War Streets’ renovation plan sought
When Julius Troiani bought a three-story apartment building about 10 years ago, the building was supposed to stay empty. The landlord emptied the 12 units by declining to renew the tenants’ leases and didn’t go looking for new ones.
Even so, Troiani, one of the city’s most successful private real estate developers, was not surprised to hear that the boarded-up property he owns at 1305 Arch St. in the Mexican War Streets section of the North Side had recently been opened up again by drug addicts looking for a place to get high.
“We go over there every so often and board it back up,” he said.
Troiani isn’t the only party tired of how things have worked out with his and other vacant buildings in this gradually recovering neighborhood. Residents claim Troiani is just another suburban slumlord, someone who buys property in the War Streets and refuses to renovate or sell because he dreams of scoring a huge profit by selling off the house someday.
For his part, Troiani defends his refusal to invest in the apartments, claiming the city, not he, is responsible for cleaning up the neighborhood. “The city’s problem is they don’t have a master plan for the War Streets. They need to clean up the lots and alleyways around here, and that way I can attract the right kind of tenants, which is not what you’re getting on the North Side right now,” he said.
Despite his less-than-neighborly approach to the War Streets, you’ve got to admire Troiani for being up-front. Finding an absentee landlord willing to talk about their vacant property is about as rare as having your security deposit returned in full. And as a lifelong Pittsburgher, Troiani insists he’s serious about urban renewal and inner-city investment.
During the late 1990s, the Troiani family, which once operated the Pilot House, a floating riverside restaurant, did transform a former produce warehouse on Smallman Street in the Strip District into nightclubs and restaurants. And the former Hill District resident, who owns the PaPa’s J’s restaurant chain, is undertaking the massive renovation of the old Jet Air manufacturing plant into an upscale apartment block in the Strip later this year.
But Mexican War Streets Society President Randy Buffington says without private investment from wealthy developers such as Troiani — who, by the way, lives in a $650,000 home in Mt. Lebanon — the area faces a Catch-22 where neither the city nor real estate speculators will make the first move.
“The real shame is how many people who live in this neighborhood would be willing to make that building into something really special.
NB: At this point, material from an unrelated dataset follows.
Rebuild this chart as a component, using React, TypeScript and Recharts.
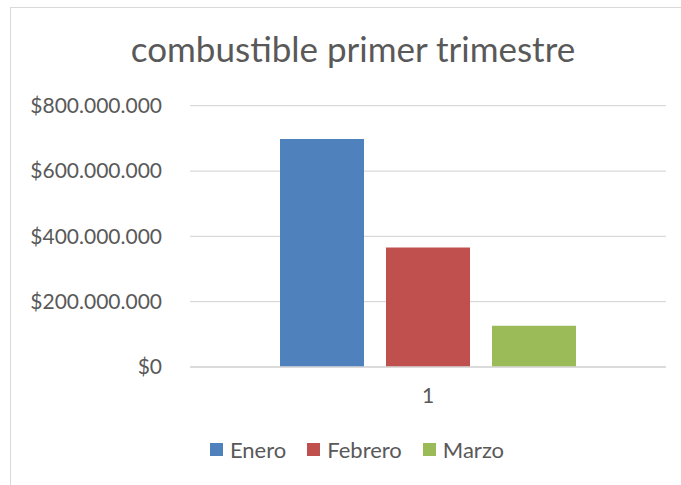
import React from 'react';
import { BarChart, Bar, XAxis, YAxis, CartesianGrid, Legend } from 'recharts';

const categories = ['1'];
const seriesNames = ['Enero', 'Febrero', 'Marzo'];
const enero = [698000000];
const febrero = [366000000];
const marzo = [126000000];
const yTicks = [0, 200000000, 400000000, 600000000, 800000000];
const colors = ['#4F81BD', '#C0504D', '#9BBB59'];
const title = 'combustible primer trimestre';

const data = categories.map((c, i) => ({
  name: c,
  Enero: enero[i],
  Febrero: febrero[i],
  Marzo: marzo[i],
}));

const FONT = 'Lato, "Open Sans", sans-serif';
const TEXT = '#595959';

const fmt = (v: number) => '$' + Math.round(v).toString().replace(/\B(?=(\d{3})+(?!\d))/g, '.');

const LegendContent = (props: any) => {
  const payload = props.payload || [];
  return (
    <div style={{ display: 'flex', justifyContent: 'center', alignItems: 'center', fontFamily: FONT, fontSize: 22, color: TEXT }}>
      {payload.map((p: any, i: number) => (
        <div key={i} style={{ display: 'flex', alignItems: 'center', marginLeft: i === 0 ? 0 : 21 }}>
          <div style={{ width: 13, height: 13, background: p.color, marginRight: 7 }} />
          <span>{p.value}</span>
        </div>
      ))}
    </div>
  );
};

export default function App() {
  return (
    <div style={{ position: 'absolute', left: 0, top: 0, width: 681, height: 485, overflow: 'hidden', background: '#fff' }}>
      <div style={{ position: 'absolute', left: 10, top: 7, width: 700, height: 520, border: '1px solid #d9d9d9', boxSizing: 'border-box' }} />
      <BarChart
        width={681}
        height={485}
        data={data}
        margin={{ top: 105.7, right: 15, left: 0, bottom: 60 }}
        barCategoryGap={90}
        barGap={22}
        style={{ position: 'absolute', left: 0, top: 0 }}
      >
        <CartesianGrid vertical={false} stroke="#d9d9d9" strokeWidth={1.3} />
        <XAxis
          dataKey="name"
          axisLine={{ stroke: '#d9d9d9', strokeWidth: 1.3 }}
          tickLine={false}
          tickSize={0}
          tickMargin={21}
          tick={{ fill: TEXT, fontSize: 21, fontFamily: FONT }}
        />
        <YAxis
          width={190}
          domain={[0, 800000000]}
          ticks={yTicks}
          axisLine={false}
          tickLine={false}
          tickSize={0}
          tickMargin={28}
          tickFormatter={fmt}
          tick={{ fill: TEXT, fontSize: 21, fontFamily: FONT }}
        />
        <Legend
          content={<LegendContent />}
          wrapperStyle={{ position: 'absolute', left: 10, top: 436, width: 694, height: 28 }}
        />
        {seriesNames.map((s, i) => (
          <Bar key={s} dataKey={s} fill={colors[i]} isAnimationActive={false} />
        ))}
      </BarChart>
      <svg width={681} height={100} style={{ position: 'absolute', left: 0, top: 0, pointerEvents: 'none' }}>
        <text x={353} y={62} textAnchor="middle" fill={TEXT} fontFamily={FONT} fontSize={35}>{title}</text>
      </svg>
    </div>
  );
}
Blaming the city for not redoing your property is just irresponsible,” Buffington said.
Buffington and others complain Troiani has benefited previously from city investment and tax breaks through Urban Redevelopment Authority programs that have helped him develop several lucrative properties, from Downtown parking lots to several dozen rental units spread across the city.
There seems to be no end anywhere in sight to the stalemate, but with the URA possibly moving to close the Garden adult movie theater, located just two blocks from the disputed Arch Street building, Troiani hints that he may consider sprucing up his investment-property-turned-crackhouse “in a few years.”
As for the other similar properties in the area, well, the wait continues.